Fino all'ultimo respiro

À bout de souffle

Premi Principali

Orso d'argento per la miglior regia al Festival di Berlino 1960

Anno

Paese

Durata

89

Formato

Regista




Michel Poiccard (Jean-Paul Belmondo), ladro di automobili, uccide un poliziotto e fugge fino a Parigi. Qui si mette alla ricerca di Patricia Franchini (Jean Seberg), una studentessa americana che aveva conosciuto qualche tempo prima e di cui si era innamorato. La ritrova, ma lei presto si stufa di lui e finirà per denunciarlo alla polizia.

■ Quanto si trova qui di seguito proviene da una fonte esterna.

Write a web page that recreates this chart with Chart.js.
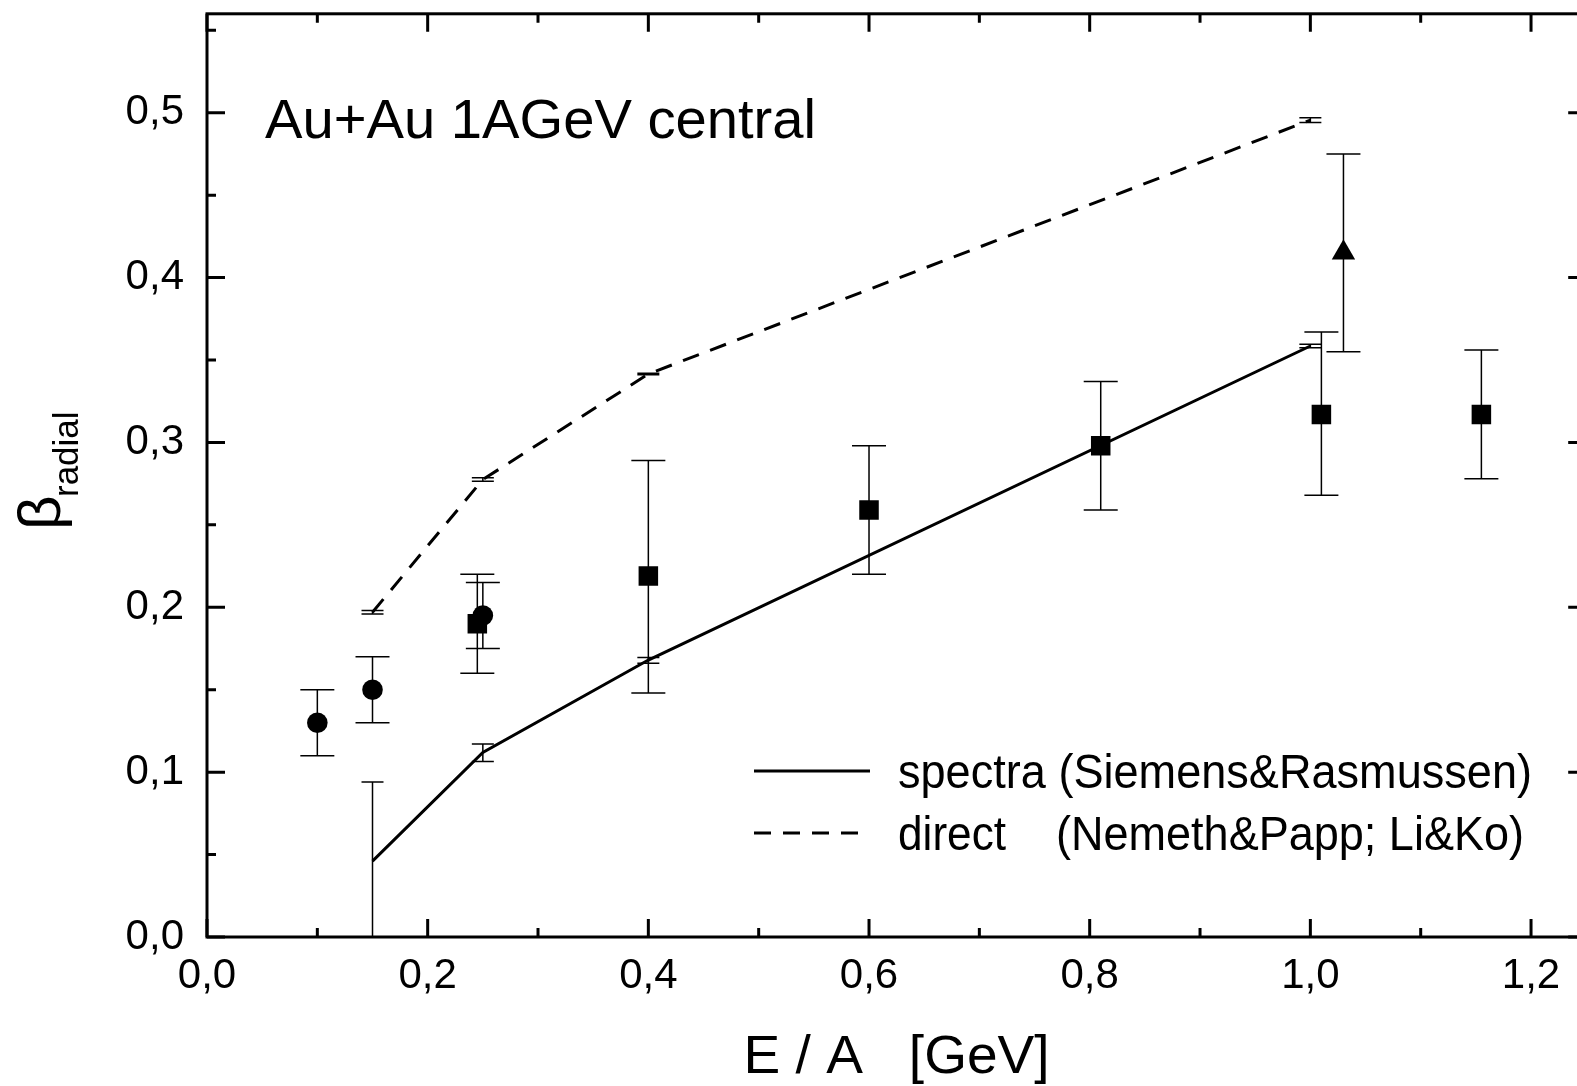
<!DOCTYPE html>
<html>
<head>
<meta charset="utf-8">
<script src="https://cdn.jsdelivr.net/npm/chart.js@4.4.1/dist/chart.umd.min.js"></script>
<style>
  html, body { margin: 0; padding: 0; background: #fff; overflow: hidden; }
  #wrap { position: relative; width: 1600px; height: 1086px; }
</style>
</head>
<body>
<div id="wrap"><canvas id="flowChart"></canvas></div>
<script>
// measured points (circles, squares, triangle) with error bar ends
const circleX = [0.10, 0.15, 0.25];
const circleY = [0.130, 0.150, 0.195];
const circleLow = [0.110, 0.130, 0.175];
const circleHigh = [0.150, 0.170, 0.215];

const squareX = [0.245, 0.40, 0.60, 0.81, 1.01, 1.155];
const squareY = [0.190, 0.219, 0.259, 0.298, 0.317, 0.317];
const squareLow = [0.160, 0.148, 0.220, 0.259, 0.268, 0.278];
const squareHigh = [0.220, 0.289, 0.298, 0.337, 0.367, 0.356];

const triangleX = [1.03];
const triangleY = [0.415];
const triangleLow = [0.355];
const triangleHigh = [0.475];

// model curves
const spectraX = [0.15, 0.25, 0.40, 1.00];
const spectraY = [0.046, 0.112, 0.168, 0.3585];
const spectraLow = [0.000, 0.1065, 0.166, 0.3575];
const spectraHigh = [0.094, 0.117, 0.1695, 0.3595];

const directX = [0.15, 0.25, 0.40, 1.00];
const directY = [0.197, 0.2775, 0.3415, 0.4955];
const directLow = [0.196, 0.2765, 0.341, 0.494];
const directHigh = [0.198, 0.2785, 0.342, 0.497];

const legendLabels = ["spectra (Siemens&Rasmussen)", "direct", "(Nemeth&Papp; Li&Ko)"];
const panelLabel = "Au+Au 1AGeV central";
const xTitle = "E / A   [GeV]";

const FONT = "'Liberation Sans', Arial, sans-serif";

function toPoints(xs, ys) {
  return xs.map((x, i) => ({ x: x, y: ys[i] }));
}

function fmt(v) {
  return (Math.round(v * 10) / 10).toFixed(1).replace(".", ",");
}

const errorBars = {
  id: "errorBars",
  beforeDatasetsDraw(chart) {
    const ctx = chart.ctx;
    const xs = chart.scales.x;
    const ys = chart.scales.y;
    ctx.save();
    ctx.strokeStyle = "#000";
    ctx.lineWidth = 1.5;
    chart.data.datasets.forEach(ds => {
      if (!ds.errLow) return;
      const half = ds.capWidth / 2;
      ds.data.forEach((p, i) => {
        const px = xs.getPixelForValue(p.x);
        const lo = ys.getPixelForValue(ds.errLow[i]);
        const hi = ys.getPixelForValue(ds.errHigh[i]);
        ctx.beginPath();
        ctx.moveTo(px, lo);
        ctx.lineTo(px, hi);
        ctx.moveTo(px - half, hi);
        ctx.lineTo(px + half, hi);
        if (ds.errLow[i] > 0) {
          ctx.moveTo(px - half, lo);
          ctx.lineTo(px + half, lo);
        }
        ctx.stroke();
      });
    });
    ctx.restore();
  }
};

// frame with inward ticks on all four sides
const frame = {
  id: "frame",
  afterDraw(chart) {
    const ctx = chart.ctx;
    const a = chart.chartArea;
    const xs = chart.scales.x;
    const ys = chart.scales.y;
    ctx.save();
    ctx.strokeStyle = "#000";
    ctx.lineWidth = 3;
    ctx.lineCap = "square";
    ctx.strokeRect(a.left, a.top, a.right - a.left, a.bottom - a.top);
    ctx.lineCap = "butt";
    ctx.beginPath();
    for (let k = 0; k <= 12; k++) {
      const px = xs.getPixelForValue(k / 10);
      const len = k % 2 === 0 ? 18 : 9;
      ctx.moveTo(px, a.bottom);
      ctx.lineTo(px, a.bottom - len);
      ctx.moveTo(px, a.top);
      ctx.lineTo(px, a.top + len);
    }
    for (let k = 0; k <= 11; k++) {
      const py = ys.getPixelForValue(k / 20);
      const len = k % 2 === 0 ? 18 : 9;
      ctx.moveTo(a.left, py);
      ctx.lineTo(a.left + len, py);
      ctx.moveTo(a.right, py);
      ctx.lineTo(a.right - len, py);
    }
    ctx.stroke();
    ctx.restore();
  }
};

function fitText(ctx, text, x, y, width) {
  const w = ctx.measureText(text).width;
  ctx.save();
  ctx.translate(x, y);
  ctx.scale(width / w, 1);
  ctx.fillText(text, 0, 0);
  ctx.restore();
}

const labels = {
  id: "labels",
  afterDraw(chart) {
    const ctx = chart.ctx;
    ctx.save();
    ctx.fillStyle = "#000";
    ctx.textBaseline = "alphabetic";
    ctx.textAlign = "left";

    ctx.font = "55px " + FONT;
    fitText(ctx, panelLabel, 265, 138, 551);

    ctx.font = "54px " + FONT;
    const mid = (chart.chartArea.left + chart.chartArea.right) / 2;
    fitText(ctx, xTitle, mid - 153, 1073, 306);

    // beta with subscript, rotated
    ctx.save();
    ctx.translate(60, 530);
    ctx.rotate(-Math.PI / 2);
    ctx.font = "60px " + FONT;
    ctx.fillText("\u03b2", 0, 0);
    ctx.font = "35px " + FONT;
    ctx.fillText("radial", 33, 18);
    ctx.restore();

    // legend
    ctx.strokeStyle = "#000";
    ctx.lineWidth = 3;
    ctx.beginPath();
    ctx.moveTo(754, 771);
    ctx.lineTo(870, 771);
    ctx.stroke();
    ctx.setLineDash([17, 12]);
    ctx.beginPath();
    ctx.moveTo(754, 833);
    ctx.lineTo(870, 833);
    ctx.stroke();
    ctx.setLineDash([]);

    ctx.font = "49px " + FONT;
    fitText(ctx, legendLabels[0], 898, 788, 634);
    fitText(ctx, legendLabels[1], 898, 850, 108);
    fitText(ctx, legendLabels[2], 1056, 850, 468);
    ctx.restore();
  }
};

function noPad(s) {
  s.paddingTop = 0;
  s.paddingBottom = 0;
  s.paddingLeft = 0;
  s.paddingRight = 0;
}

document.addEventListener("DOMContentLoaded", () => {
  const ctx = document.getElementById("flowChart").getContext("2d");
  new Chart(ctx, {
    type: "scatter",
    data: {
      datasets: [
        {
          label: "circles",
          data: toPoints(circleX, circleY),
          errLow: circleLow, errHigh: circleHigh, capWidth: 34,
          pointStyle: "circle", pointRadius: 10.3,
          backgroundColor: "#000", borderColor: "#000", borderWidth: 0
        },
        {
          label: "squares",
          data: toPoints(squareX, squareY),
          errLow: squareLow, errHigh: squareHigh, capWidth: 34,
          pointStyle: "rect", pointRadius: 13.8,
          backgroundColor: "#000", borderColor: "#000", borderWidth: 0
        },
        {
          label: "triangle",
          data: toPoints(triangleX, triangleY),
          errLow: triangleLow, errHigh: triangleHigh, capWidth: 34,
          pointStyle: "triangle", pointRadius: 13.5,
          backgroundColor: "#000", borderColor: "#000", borderWidth: 0
        },
        {
          label: "spectra (Siemens&Rasmussen)",
          type: "line",
          data: toPoints(spectraX, spectraY),
          errLow: spectraLow, errHigh: spectraHigh, capWidth: 22,
          borderColor: "#000", borderWidth: 3, pointRadius: 0,
          fill: false, tension: 0
        },
        {
          label: "direct (Nemeth&Papp; Li&Ko)",
          type: "line",
          data: toPoints(directX, directY),
          errLow: directLow, errHigh: directHigh, capWidth: 22,
          borderColor: "#000", borderWidth: 3, borderDash: [17, 12], pointRadius: 0,
          fill: false, tension: 0
        }
      ]
    },
    options: {
      responsive: true,
      maintainAspectRatio: false,
      animation: false,
      layout: { padding: { top: 11, right: 12, left: 0, bottom: 0 } },
      plugins: {
        legend: { display: false },
        tooltip: { enabled: false }
      },
      scales: {
        x: {
          type: "linear",
          min: 0,
          max: 1.25,
          grid: { display: false, drawTicks: false },
          border: { display: false },
          ticks: {
            stepSize: 0.2,
            includeBounds: false,
            padding: 14,
            color: "#000",
            maxRotation: 0,
            autoSkip: false,
            font: { family: FONT, size: 42 },
            callback: fmt
          },
          afterFit: s => { s.height = 149; noPad(s); }
        },
        y: {
          type: "linear",
          min: 0,
          max: 0.56,
          grid: { display: false, drawTicks: false },
          border: { display: false },
          ticks: {
            stepSize: 0.1,
            includeBounds: false,
            padding: 23,
            color: "#000",
            autoSkip: false,
            font: { family: FONT, size: 42 },
            callback: fmt
          },
          afterFit: s => { s.width = 207; noPad(s); }
        }
      }
    },
    plugins: [errorBars, frame, labels]
  });
});
</script>
</body>
</html>
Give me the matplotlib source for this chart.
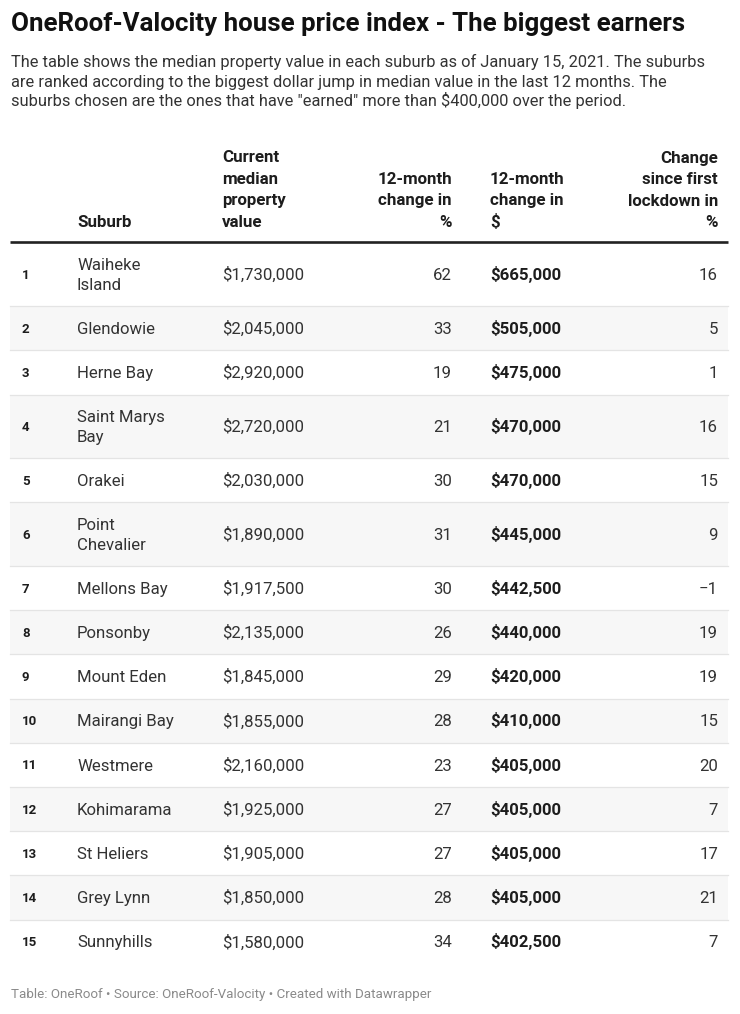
import textwrap
import matplotlib.pyplot as plt

plt.rcParams['font.family'] = ['Roboto', 'DejaVu Sans']

# --- data ---
ranks = [1, 2, 3, 4, 5, 6, 7, 8, 9, 10, 11, 12, 13, 14, 15]
suburbs = ['Waiheke Island', 'Glendowie', 'Herne Bay', 'Saint Marys Bay', 'Orakei',
           'Point Chevalier', 'Mellons Bay', 'Ponsonby', 'Mount Eden', 'Mairangi Bay',
           'Westmere', 'Kohimarama', 'St Heliers', 'Grey Lynn', 'Sunnyhills']
current_value = [1730000, 2045000, 2920000, 2720000, 2030000, 1890000, 1917500, 2135000,
                 1845000, 1855000, 2160000, 1925000, 1905000, 1850000, 1580000]
change_pct = [62, 33, 19, 21, 30, 31, 30, 26, 29, 28, 23, 27, 27, 28, 34]
change_dollar = [665000, 505000, 475000, 470000, 470000, 445000, 442500, 440000,
                 420000, 410000, 405000, 405000, 405000, 405000, 402500]
change_lockdown = [16, 5, 1, 16, 15, 9, -1, 19, 19, 15, 20, 7, 17, 21, 7]

headers = ['', 'Suburb', 'Current\nmedian\nproperty\nvalue', '12-month\nchange in\n%',
           '12-month\nchange in\n$', 'Change\nsince first\nlockdown in\n%']

title = 'OneRoof-Valocity house price index - The biggest earners'
description = ['The table shows the median property value in each suburb as of January 15, 2021. The suburbs',
               'are ranked according to the biggest dollar jump in median value in the last 12 months. The',
               'suburbs chosen are the ones that have "earned" more than $400,000 over the period.']
footer = 'Table: OneRoof \u2022 Source: OneRoof-Valocity \u2022 Created with Datawrapper'

# --- layout (pixels) ---
W, H = 740, 1014
LEFT, RIGHT = 10, 728
col_x = [22, 77, 222, 452, 490, 718]
col_ha = ['left', 'left', 'left', 'right', 'left', 'right']
HEADER_BASE = 227
HEADER_PITCH = 21.5
HEADER_LINE_Y = 241.5
ROW_H = 44.2
LINE_PITCH = 19.4
DARK = '#1d1d1d'
TEXT = '#333333'


def fmt_money(v):
    return f'${v:,}'


def fmt_int(v):
    return f'{v}'.replace('-', '\u2212')


fig = plt.figure(figsize=(W / 100, H / 100), dpi=100)
ax = fig.add_axes([0, 0, 1, 1])
ax.set_xlim(0, W)
ax.set_ylim(H, 0)
ax.axis('off')

# title + description
ax.text(11, 31.5, title, fontsize=18.6, fontweight='bold', color='#111111',
        va='baseline', ha='left', parse_math=False)
for i, line in enumerate(description):
    ax.text(11, 67 + i * 19.5, line, fontsize=11.8, color=TEXT,
            va='baseline', ha='left', parse_math=False)

# header, bottom aligned
for x, ha, h in zip(col_x, col_ha, headers):
    lines = h.split('\n') if h else []
    n = len(lines)
    for j, line in enumerate(lines):
        ax.text(x, HEADER_BASE - (n - 1 - j) * HEADER_PITCH, line, fontsize=12.2,
                fontweight='bold', color=DARK, ha=ha, va='baseline', parse_math=False)
ax.plot([LEFT, RIGHT], [HEADER_LINE_Y, HEADER_LINE_Y], color='#222222', lw=1.9,
        solid_capstyle='butt')

# rows
y = HEADER_LINE_Y + 1
for i, r in enumerate(ranks):
    name_lines = textwrap.wrap(suburbs[i], 12)
    h = ROW_H + LINE_PITCH * (len(name_lines) - 1)
    cy = y + h / 2
    if r % 2 == 0:
        ax.barh(cy, RIGHT - LEFT, height=h, left=LEFT, color='#f7f7f7', zorder=0)
    if i > 0:
        ax.plot([LEFT, RIGHT], [y, y], color='#e4e4e4', lw=0.9, zorder=1)

    base = cy + 5.8
    ax.text(col_x[0], cy + 4.6, str(r), fontsize=9.5, fontweight='bold', color=DARK,
            ha='left', va='baseline')
    n = len(name_lines)
    for j, line in enumerate(name_lines):
        ax.text(col_x[1], base + (j - (n - 1) / 2) * LINE_PITCH, line, fontsize=12.1,
                color=TEXT, ha='left', va='baseline')
    cells = [fmt_money(current_value[i]), fmt_int(change_pct[i]),
             fmt_money(change_dollar[i]), fmt_int(change_lockdown[i])]
    for k, txt in enumerate(cells):
        ax.text(col_x[k + 2], base, txt, fontsize=12.1, color=DARK if k == 2 else TEXT,
                fontweight='bold' if k == 2 else 'normal', ha=col_ha[k + 2],
                va='baseline', parse_math=False)
    y += h

ax.text(11, 998, footer, fontsize=9.6, color='#8a8a8a', ha='left', va='baseline',
        parse_math=False)

fig.savefig('out.png', dpi=100)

Il manifesto della Nouvelle Vague, il capolavoro di Jean-Luc Godard, il (vero) capostipite del cinema moderno: è stato chiamato in tanti modi Fino all'ultimo respiro nel corso della storia del cinema, ma qualsiasi definizione, forse, non basta a renderne la portata epocale. Indubbiamente tra gli esordi più impressionanti di sempre, l'opera prima di Godard si avvale della collaborazione di François Truffaut (autore del soggetto), di una coppia di attori in stato di grazia (Belmondo-Seberg) e di un montaggio (Cécile Decugis) semplicemente memorabile. Mettendo in pratica le idee innovative che i “giovani turchi” (oltre a Godard e Truffaut, anche Claude Chabrol, Eric Rohmer e Jacques Rivette) promuovevano qualche anno prima sulle colonne dei Cahiers du Cinéma, il giovane regista costruisce un grande omaggio al cinema del passato (i riferimenti a Humphrey Bogart e al poliziesco americano) con uno sguardo, però, proiettato verso il futuro. Godard rivoluziona il linguaggio della settima arte oltrepassando i convenzionali tabù del cinema classico hollywoodiano: i personaggi guardano direttamente in macchina arrivando persino a rivolgersi verbalmente allo spettatore («Se non vi piace il mare… se non vi piace la montagna… se non vi piace la città… andate a quel paese!»). I piani-sequenza si alternano ai jump-cut (dei veri e propri “salti” della pellicola), la pista visiva è frammentata mentre quella sonora prosegue tranquillamente, gli scavalcamenti di campo sono continui: Fino all'ultimo respiro è un manifesto, anche politico, che arriva a frantumare le regole fondamentali del montaggio contiguo e della narrazione cinematografica. È la miccia che ha portato all'esplosione di un “cinema nuovo”, che attraverserà tutti gli anni Sessanta in diverse nazioni di tutto il mondo. Girato tra le strade di Parigi, in pochi giorni e con un budget ridotto. Nel cast, è presente un autore che Godard amava: Jean-Pierre Melville, che veste i panni di Parvulesco. Il film ha vinto l'Orso d'argento per la miglior regia al Festival di Berlino.